例えば、200万円の普通自動車を購入すると、今までは最初の1年間で66万円費用化できていたものが、定額法になると33万円になってしまいます。
これだけで購入意欲が減退してしまうのが中小企業なのですが、「中小事業者等における設備投資への影響に留意しつつ、経済の好循環の定着状況等を見極めながら」検討すると政府は言っているので、もしかしたら中小企業は特例が設けられるかもしれません。
繰り返しますが、今後の法人税改革の方向性は、「税率は下げるけど、利益は大きくなる(これが課税ベースの拡大)ようにするね!」というのがポイントですので、これだけは頭に入れておいていただくのがよろしいかと考えます。
「おっ! 最近、経常利益率が高くなってきたな!」
と思っていたら、それは単に税制が変わっただけという勘違いも起こり得ます。
ただ、大きな流れで見ると、法人税制改革自体も大企業への影響を中心としているので、中小企業にはそれほど大きな影響を与えるものではありません。
「中小企業は大変だろうから、税制もとりあえず現状維持程度でいいよね?」
「大企業が良くならないと中小企業も良くならないでしょ? 中小企業は元々それほど税金を払っていないのだから、税制を大きく変えたって仕方ないじゃない。」
「まずはアベノミクスで大企業中心の成長戦略を進めるから、中小企業はその恩恵が回ってくるのを待ってね!」
と、安倍首相が暗に言っているのが今回の税制改正と、私は感じます。
こういう税制改正大綱を見ていると何とも悲しくなりますが、中小企業が疲弊してきているのも事実…。
中小企業が疲弊してくると、所得拡大促進税制などのような法人税減税措置も受けられず、そうなってくると、労働力不足に伴って従業員がさらに疲弊してくるということになります。皆さんが懸命に働いても賃金は増えず、社会保険料や消費税負担は増える…。
悲しいかな、目先の税金を気にしすぎて、従業員の生産性に目が向かない中小企業がどれほど多いことか…。

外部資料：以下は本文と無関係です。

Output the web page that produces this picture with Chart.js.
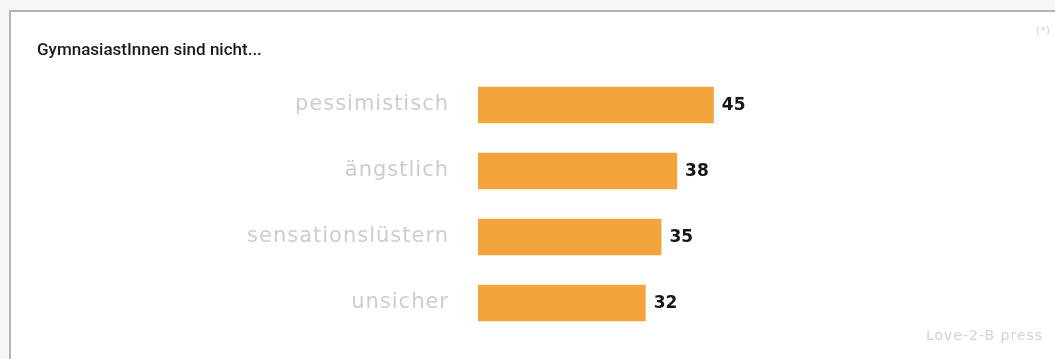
<!DOCTYPE html>
<html lang="de">
<head>
<meta charset="utf-8">
<title>GymnasiastInnen sind nicht...</title>
<script src="https://cdn.jsdelivr.net/npm/chart.js@4/dist/chart.umd.min.js"></script>
<style>
  html, body { margin: 0; padding: 0; background: #f7f7f7; }
  #wrap { position: relative; width: 1055px; height: 359px; overflow: hidden; }
  #frame {
    position: absolute; left: 9px; top: 10px; width: 1100px; height: 400px;
    background: #ffffff; border-top: 2px solid #b4b4b4; border-left: 2px solid #b4b4b4;
  }
  #chart { position: absolute; left: 0; top: 0; }
  .note { position: absolute; color: #d2d2d2; font-family: "DejaVu Sans", sans-serif; white-space: nowrap; }
</style>
</head>
<body>
<div id="wrap">
  <div id="frame"></div>
  <canvas id="chart" width="1055" height="359"></canvas>
  <span class="note" style="left:1036px; top:24px; font-size:11px;">(*)</span>
  <span class="note" style="left:926px; top:327px; font-size:14px; letter-spacing:1px;">Love-2-B press</span>
</div>
<script>
// Survey answers: share of respondents (%)
const categories = ['pessimistisch', 'ängstlich', 'sensationslüstern', 'unsicher'];
const values = [45, 38, 35, 32];
const titleText = 'GymnasiastInnen sind nicht...';

// Writes each value just past the end of its bar
const valueLabels = {
  id: 'valueLabels',
  afterDatasetsDraw(chart) {
    const ctx = chart.ctx;
    const meta = chart.getDatasetMeta(0);
    ctx.save();
    ctx.font = 'bold 17px "DejaVu Sans", sans-serif';
    ctx.fillStyle = '#151515';
    ctx.textAlign = 'left';
    ctx.textBaseline = 'middle';
    meta.data.forEach((bar, i) => {
      ctx.fillText(String(values[i]), bar.x + 8, bar.y + 1);
    });
    ctx.restore();
  }
};

new Chart(document.getElementById('chart'), {
  type: 'bar',
  data: {
    labels: categories,
    datasets: [{
      data: values,
      backgroundColor: '#f3a53c',
      borderWidth: 0,
      categoryPercentage: 1,
      barPercentage: 0.55
    }]
  },
  options: {
    indexAxis: 'y',
    responsive: false,
    animation: false,
    layout: { padding: { left: 37, top: 30, right: 53, bottom: 23 } },
    plugins: {
      legend: { display: false },
      tooltip: { enabled: false },
      title: {
        display: true,
        text: titleText,
        align: 'start',
        color: '#1a1a1a',
        font: { family: 'Roboto, "Liberation Sans", sans-serif', size: 17, weight: '500' },
        padding: { top: 11, bottom: 10.6 }
      }
    },
    scales: {
      x: {
        display: false,
        min: 0,
        max: 100
      },
      y: {
        grid: { display: false },
        border: { display: false },
        ticks: {
          color: '#cdcdcd',
          padding: 21,
          font: { family: '"DejaVu Sans", sans-serif', size: 21 }
        },
        afterFit(scale) {
          scale.width = 441;
          // labels sit beside their bars, so no extra room above or below
          scale.paddingTop = 0;
          scale.paddingBottom = 0;
          // category names are set slightly spaced out
          if (!scale._spaced) {
            const drawLabels = scale.drawLabels.bind(scale);
            scale.drawLabels = function (area) {
              this.ctx.save();
              this.ctx.letterSpacing = '1px';
              drawLabels(area);
              this.ctx.restore();
            };
            scale._spaced = true;
          }
        }
      }
    }
  },
  plugins: [valueLabels]
});
</script>
</body>
</html>
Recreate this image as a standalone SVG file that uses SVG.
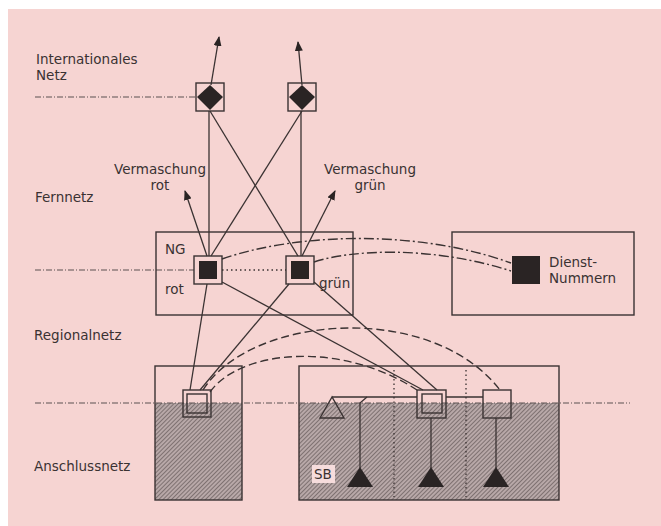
<svg xmlns="http://www.w3.org/2000/svg" width="661" height="526" viewBox="0 0 661 526">
<style>
text{font-family:"DejaVu Sans","Liberation Sans",sans-serif;font-size:13.5px;fill:#3a3232}
.c{text-anchor:middle}
.ln{stroke:#3a3232;stroke-width:1.3;fill:none}
.box{stroke:#3a3232;stroke-width:1.4;fill:none}
.lvl{stroke:#5a5050;stroke-width:1;fill:none;stroke-dasharray:6 2 1 2}
.dd{stroke:#3a3232;stroke-width:1.4;fill:none;stroke-dasharray:10 3 2 3}
.da{stroke:#3a3232;stroke-width:1.4;fill:none;stroke-dasharray:8 4}
.dot{stroke:#3a3232;stroke-width:1.3;fill:none;stroke-dasharray:1.5 3}
.blk{fill:#2a2424}
</style>
<defs>
<pattern id="hatch" width="3" height="3" patternUnits="userSpaceOnUse" patternTransform="rotate(45)">
<rect width="3" height="3" fill="#b8a8a8"/>
<line x1="0" y1="0" x2="0" y2="3" stroke="#574c4c" stroke-width="1.2"/>
</pattern>
<marker id="arr" markerWidth="10" markerHeight="8" refX="9" refY="4" orient="auto" markerUnits="userSpaceOnUse">
<path d="M0,0 L10,4 L0,8 Z" fill="#2a2424"/>
</marker>
</defs>
<rect x="0" y="0" width="661" height="526" fill="#ffffff"/>
<rect x="8" y="9" width="653" height="517" fill="#f6d4d2"/>

<g id="levels">
<path class="lvl" d="M35,97 H196"/>
<path class="lvl" d="M35,270 H194"/>
<text x="36" y="64">Internationales<tspan x="36" y="80">Netz</tspan></text>
<text x="35" y="202">Fernnetz</text>
<text x="34" y="340">Regionalnetz</text>
<text x="34" y="471">Anschlussnetz</text>
</g>

<g id="label-rot">
<text class="c" x="160" y="174">Vermaschung<tspan x="160" y="190">rot</tspan></text>
</g>
<g id="label-gruen">
<text class="c" x="370" y="174">Vermaschung<tspan x="370" y="190">grün</tspan></text>
</g>

<g id="anschluss-links">
<rect x="155" y="403" width="87" height="97" fill="url(#hatch)"/>
<rect class="box" x="155" y="366" width="87" height="134"/>
</g>
<g id="anschluss-rechts">
<rect x="299" y="403" width="260" height="97" fill="url(#hatch)"/>
<rect class="box" x="299" y="366" width="260" height="134"/>
<path class="dot" d="M394,370 V497 M466,370 V497"/>
<rect x="312" y="465" width="23" height="18" fill="#f6dcdc"/>
<text x="314" y="479" font-size="13">SB</text>
</g>
<path class="lvl" d="M35,403 H630"/>

<g id="ng-box">
<rect class="box" x="156" y="232" width="197" height="83"/>
<text x="165" y="254">NG</text>
<text x="165" y="294">rot</text>
<text x="319" y="288">grün</text>
</g>
<g id="dienst-box">
<rect class="box" x="452" y="232" width="182" height="83"/>
<rect class="blk" x="512" y="256" width="28" height="28"/>
<text x="549" y="267">Dienst-<tspan x="549" y="283">Nummern</tspan></text>
</g>

<g id="connectors">
<path class="ln" d="M211,85 L219,37" marker-end="url(#arr)"/>
<path class="ln" d="M302,85 L298,42" marker-end="url(#arr)"/>
<path class="ln" d="M209,111 V256"/>
<path class="ln" d="M301,111 V256"/>
<path class="ln" d="M210,111 L298,256"/>
<path class="ln" d="M302,111 L211,256"/>
<path class="ln" d="M207,256 L185,191" marker-end="url(#arr)"/>
<path class="ln" d="M302,256 L335,191" marker-end="url(#arr)"/>
<path class="dot" d="M222,270 H286"/>
<path class="dd" d="M222,259 C300,232 420,230 511,263"/>
<path class="dd" d="M314,262 C350,250 430,245 511,271"/>
<path class="ln" d="M207,284 L190,390"/>
<path class="ln" d="M289,284 L200,390"/>
<path class="ln" d="M222,282 L423,390"/>
<path class="ln" d="M314,282 L437,390"/>
<path class="da" d="M203,390 C250,315 430,300 500,390"/>
<path class="da" d="M210,392 C240,350 340,340 417,390"/>
<path class="ln" d="M332,397 H417 M446,397 H483"/>
<path class="ln" d="M367,397 L360,403 V468"/>
<path class="ln" d="M431,418 V468"/>
<path class="ln" d="M496,418 V468"/>
</g>

<g id="int-rot">
<rect class="box" x="196" y="83" width="28" height="28"/>
<path class="blk" d="M210,85 L223,97 L210,110 L197,97 Z"/>
</g>
<g id="int-gruen">
<rect class="box" x="288" y="83" width="28" height="28"/>
<path class="blk" d="M302,85 L315,97 L302,110 L289,97 Z"/>
</g>
<g id="ng-rot">
<rect class="box" x="194" y="256" width="28" height="28" fill="#f6d4d2"/>
<rect class="blk" x="199" y="261" width="18" height="18"/>
</g>
<g id="ng-gruen">
<rect class="box" x="286" y="256" width="28" height="28" fill="#f6d4d2"/>
<rect class="blk" x="291" y="261" width="18" height="18"/>
</g>
<g id="vst-links">
<rect class="box" x="183" y="390" width="28" height="27"/>
<rect class="box" x="187" y="394" width="20" height="19"/>
</g>
<g id="vst-mitte">
<rect class="box" x="417" y="390" width="29" height="28"/>
<rect class="box" x="422" y="394" width="20" height="19"/>
</g>
<g id="vst-rechts">
<rect class="box" x="483" y="390" width="28" height="28"/>
</g>
<g id="tln-offen">
<path class="box" d="M332,397 L320,418 L344,418 Z"/>
</g>
<g id="tln-1"><path class="blk" d="M360,467 L347,487 L373,487 Z"/></g>
<g id="tln-2"><path class="blk" d="M431,467 L418,487 L444,487 Z"/></g>
<g id="tln-3"><path class="blk" d="M496,467 L483,487 L509,487 Z"/></g>
</svg>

稼ぐ力がない中小企業は、税制でも取り残されます。稼ぐ力がある中小企業は、税金よりも従業員の生産性を重視しています。生産性を重視している中小企業の人件費は相対的に高くなるのも事実。人件費は高めでも十分に利益が出るのです。そのような中小企業には人材も集まるのもまた事実。
今年から契約書・領収書などの電子保存の要件が緩和されます。今までは紙で保存する以外、実質的に選択肢がなかったところに、電子保存の選択肢が加わります。これに応じて会計ソフト業界は開発を急速に進めていますし、このようなこと一つとってもバックオフィスの効率化を徹底していかないと、生産性の改善など永遠に進みません。
高所得者と低所得者の二極化が進んでいる日本の状況は、高収益中小企業と低収益中小企業の二極化が進んでいることと同じです。
安倍首相の成長志向に重点を置いた法人税改革は、結果として低収益中小企業の退場を促進することになる可能性が大いにあります。
稼ぐ力があってこその中小企業です。稼いでこそ色々と自由にできるのが中小企業の経営の醍醐味です。
まずは目先の税制になど捉われず、稼ぐ力をつけていくことが、中小企業の税金の最適化につながるということを理解していただいた上で、2015年も突っ走っていただければと考えます。